Armed with this information, I decided to try a bird photography workshop, so signed up for one with Jennifer King (www.jenniferkingphoto.com), with whom I had done several other workshops; it was scheduled for March 2019 on and around Merritt Island in Florida. The accompanying photos are all from the workshop.

Reddish Egret

A new photographic subject means an excuse to buy new equipment, of course. I scoured the Internet for “best cameras for photographing birds.” I learned that one of the main criteria was the number of frames per second the camera could manage. As a Canon guy, I was somewhat surprised to learn that one of the favored cameras was the 7D Mark II, with a crop frame sensor and the ability to shoot 10 frames a second, more than 3 times the speed of my more expensive 5D Mark III. It was also the cheapest of the recommended cameras in most lists, by a lot. After some vacillation, I picked up a used 7D body at District Camera and paired it with my 100-400mm f4.5-5.6 and a 1.4x tele-extender. Combined with the crop frame, this pairing gave me a maximum of almost 900mm equivalent.

Wood Stork

One of the pieces of equipment Jennifer recommended was a gimbal head; more research showed that a Wimberley head would be the way to go, but I balked at the $500-$600 that would set me back. I finally decided on a Wimberley Sidekick, at about half the price, which attaches to a ball head. You then use the ball head for horizontal movement and the Sidekick for vertical movement. (It’s easier than it sounds.) But, I have found that mostly I am shooting birds in flight handheld. The jury is still out on the Sidekick.

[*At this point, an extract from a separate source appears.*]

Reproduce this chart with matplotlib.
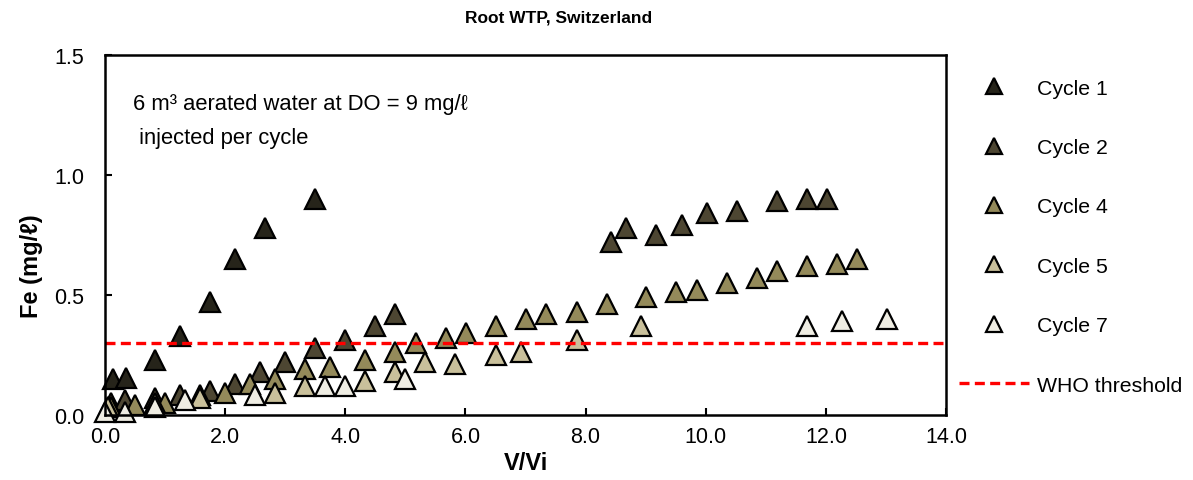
import matplotlib
matplotlib.use("Agg")
import matplotlib.pyplot as plt

plt.rcParams['font.family'] = ['Liberation Sans', 'DejaVu Sans']

# Fe concentration vs. pumped volume ratio for each injection cycle
cycle1_x = [0.13, 0.35, 0.83, 1.25, 1.75, 2.17, 2.67, 3.5]
cycle1_y = [0.15, 0.155, 0.23, 0.33, 0.47, 0.65, 0.78, 0.90]

cycle2_x = [0.1, 0.33, 0.83, 1.25, 1.75, 2.17, 2.58, 3.0, 3.5, 4.0, 4.5, 4.83,
            8.43, 8.68, 9.18, 9.6, 10.02, 10.52, 11.18, 11.68, 12.02]
cycle2_y = [0.05, 0.06, 0.07, 0.08, 0.10, 0.13, 0.18, 0.22, 0.28, 0.31, 0.37, 0.42,
            0.72, 0.78, 0.75, 0.79, 0.84, 0.85, 0.89, 0.90, 0.90]

cycle4_x = [0.1, 0.5, 1.0, 1.58, 2.0, 2.42, 2.83, 3.33, 3.75, 4.33, 4.83, 5.17, 5.68,
            6.01, 6.51, 7.01, 7.34, 7.85, 8.35, 9.0, 9.51, 9.85, 10.35, 10.85,
            11.18, 11.68, 12.18, 12.52]
cycle4_y = [0.03, 0.04, 0.05, 0.08, 0.09, 0.13, 0.15, 0.19, 0.20, 0.23, 0.26, 0.30, 0.32,
            0.34, 0.37, 0.40, 0.42, 0.43, 0.46, 0.49, 0.51, 0.52, 0.55, 0.57,
            0.60, 0.62, 0.63, 0.65]

cycle5_x = [0.05, 0.83, 1.58, 2.83, 3.33, 4.33, 4.83, 5.33, 5.83, 6.51, 6.93, 7.85, 8.93]
cycle5_y = [0.03, 0.05, 0.07, 0.09, 0.12, 0.14, 0.18, 0.22, 0.21, 0.25, 0.26, 0.31, 0.37]

cycle7_x = [0.0, 0.33, 0.83, 1.33, 2.5, 3.67, 4.0, 5.0, 11.68, 12.27, 13.02]
cycle7_y = [0.01, 0.01, 0.03, 0.06, 0.08, 0.12, 0.12, 0.15, 0.37, 0.39, 0.40]

who_threshold = 0.3

series = [
    ("Cycle 1", cycle1_x, cycle1_y, "#26241a"),
    ("Cycle 2", cycle2_x, cycle2_y, "#4d4632"),
    ("Cycle 4", cycle4_x, cycle4_y, "#948a5a"),
    ("Cycle 5", cycle5_x, cycle5_y, "#c9c09b"),
    ("Cycle 7", cycle7_x, cycle7_y, "#efede3"),
]

x_ticks = [0, 2, 4, 6, 8, 10, 12, 14]
y_ticks = [0.0, 0.5, 1.0, 1.5]

fig = plt.figure(figsize=(11.93, 4.81), dpi=100)
ax = fig.add_axes([0.088, 0.1358, 0.705, 0.7478])

for label, xs, ys, color in series:
    ax.plot(xs, ys, linestyle="none", marker="^", markersize=14,
            markerfacecolor=color, markeredgecolor="black",
            markeredgewidth=1.6, label=label, clip_on=False)

ax.axhline(who_threshold, color="#ff0000", linewidth=2.4,
           dashes=(3, 1.6), label="WHO threshold")

ax.set_xlim(0, 14)
ax.set_ylim(0, 1.5)
ax.set_xticks(x_ticks)
ax.set_xticklabels([f"{v:.1f}" for v in x_ticks])
ax.set_yticks(y_ticks)
ax.set_yticklabels([f"{v:.1f}" for v in y_ticks])
ax.tick_params(axis="both", direction="in", length=5, width=1.5,
               labelsize=15.5, colors="black")
ax.tick_params(axis="y", pad=15)
ax.tick_params(axis="x", pad=8)
for side in ["left", "bottom", "top", "right"]:
    ax.spines[side].set_linewidth(1.8)
    ax.spines[side].set_color("black")

ax.set_xlabel("V/Vi", fontsize=17, fontweight="bold", labelpad=3)
fig.text(0.026, 0.447, "Fe (mg/ℓ)", rotation=90, fontsize=17,
         fontweight="bold", ha="center", va="center")
fig.text(0.468, 0.962, "Root WTP, Switzerland", fontsize=12.5,
         fontweight="bold", ha="center", va="center")

ax.text(0.033, 0.895, "6 m³ aerated water at DO = 9 mg/ℓ\n injected per cycle",
        transform=ax.transAxes, fontsize=15.8, va="top", ha="left",
        linespacing=1.8)

leg = ax.legend(loc="upper left", bbox_to_anchor=(0.797, 0.852),
                bbox_transform=fig.transFigure, frameon=False,
                fontsize=15.3, handlelength=3.3, handletextpad=0.35,
                labelspacing=1.9, markerscale=0.85, borderaxespad=0)

fig.savefig("out.png", dpi=100)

I also read a lot of advice about camera settings. Shooting a heron standing in a pond is pretty much like shooting a landscape, but birds in flight are a completely different story. Everyone agrees that fast shutter speeds (1/1000 or higher) are essential and AI Servo (Canon’s continuous focus setting) works best, and most agree that full manual mode is too cumbersome. A majority, including Jennifer King, seem to favor aperture priority. John Gerlach, though, recommended manual mode with auto-ISO. I tried out this approach and was pretty much instantly comfortable with it. It doesn’t work so well in low light, though, as the camera maxes out around 3600 in auto ISO, and even that speed may be too grainy for many tastes.

Sandhill Crane

The Florida workshop was a lot of fun, and I got good pictures of osprey, various herons, and other shore birds. I have also been to Blackwater and Bombay Hook National Wildlife Refuges, both excellent locations for birds about 2 hours from Silver Spring. My favorite local spot for birds is Huntley Meadows Wildlife Refuge, which I first visited on an SSCC field trip.